The Central Bank of South Sudan (CBOSS) is running out of money and this spells trouble for our country’s banking sector and the wider economy.
A central bank has two key responsibilities:
- Keeping prices stable by carefully managing inflation; making sure prices don’t rise too quickly or fall to steeply.
- Keeping commercial banks running by making sure they have the cash available to meet their clients’ needs.
There have been several reports that CBOSS has stopped getting dollar deposits from the Ministry of Finance. There’s simply not enough money to go around and CBOSS has had its allowance cut. That means it is running out of cash. What does that mean for CBOSS and its two key responsibilities?
CBOSS has already lost its ability to keep prices stable. The government has used up our dollar reserves to finance the civil war. Once that was all spent, it turned to loans, racking up a level of debt that is near ruinous. CBOSS has already had to print money in response to government appeals, piling yet more pressure on the already farcically pegged official exchange rate.

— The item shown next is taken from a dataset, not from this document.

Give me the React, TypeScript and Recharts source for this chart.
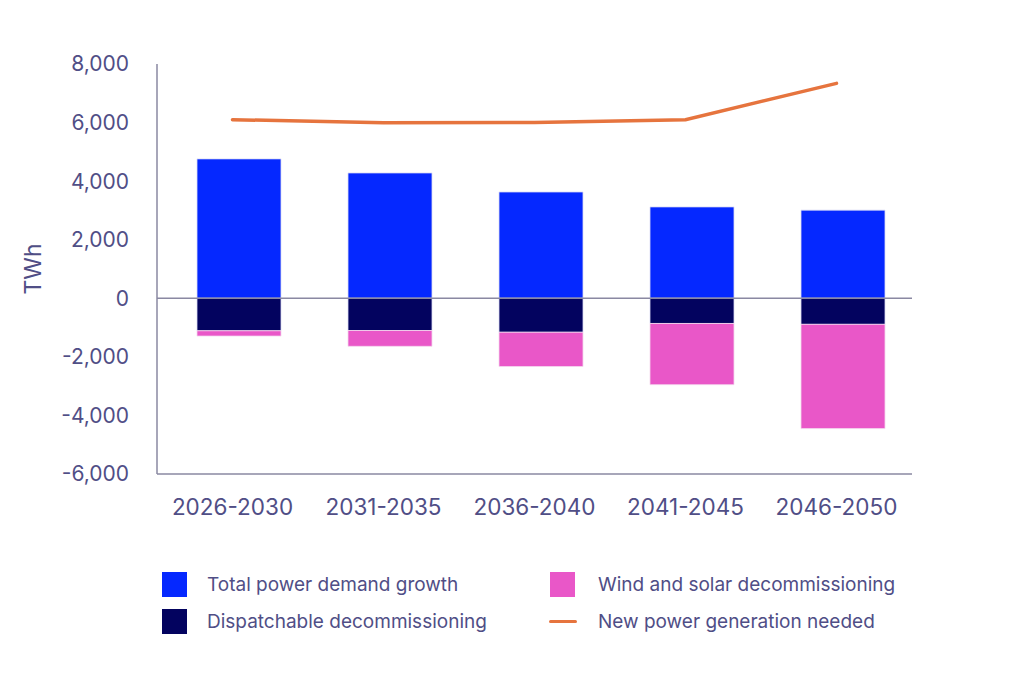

I can’t sell you empty packaging and demand full value for the goods that should be in that packaging. Similarly, South Sudan’s authorities can’t expect SSP to trade at 3.1 to 1 USD, when it doesn’t have enough assets or dollars in reserve to justify the price. All you end up doing is putting the squeeze on your citizens. But this isn’t new. Pressures on SSP have been with us since the outbreak of the civil war.
Lender of Last Resort
What is new is that the central bank doesn’t seem to have enough hard currency left in its account to keep commercial banks running properly.
No one wants to buy SSP just now … well at least not at the advertised rate. Commercial banks are sitting on a mountain of SSP and not enough USD to cover clients’ forex needs. For an import dependent country, that means serious trouble. This is usually when the central bank rides to the rescue by lending hard currency to the commercial banks. But CBOSS just doesn’t have the money to lend.
The commercial banks are struggling and have started imposing restrictions to keep themselves limping along until the situation improves.
Not only have foreign banks slapped a daily cap on the amount of USD that we can withdraw and transfer, but they’ve also started making it difficult for South Sudanese banking with them to withdraw USD from branches in neighbouring countries.
Should we be worried?
A central bank without hard currency becomes nothing more than a spectator as the nation’s economy drifts, like a ship out at sea without anyone at the helm. And there’s little doubt that South Sudan is in turbulent waters and speeding towards rocky shores.
Runaway inflation and runs on banks (where people rush to get their money out of a bank that’s in trouble) are very real hazards. The destabilizing effect on an already fragile South Sudan doesn’t bear thinking about.
Think Zimbabwe and its runaway inflation that saw 1 USD trade for 2.6 billion ZD back in 2008. All it took was a loss of confidence in the currency coupled with a lack of confidence in the government’s ability to get a grip of the situation.
Getting a grip
SSP has improved slightly after signing of the peace agreement, but this vote of confidence can all too quickly fade away. Once the TGONU is established, decisive and substantive action is required to restore confidence in CBOSS. The TNLA along with the soon to be established Economic & Financial Management Authority (EFMA) must exercise their oversight mandate to ensure best practice is adopted and applied.
Difficult decisions will need to be taken. Spending will need to be tightened, especially for the military and security services. I hope and trust that the TGONU has the will to take those tough decisions.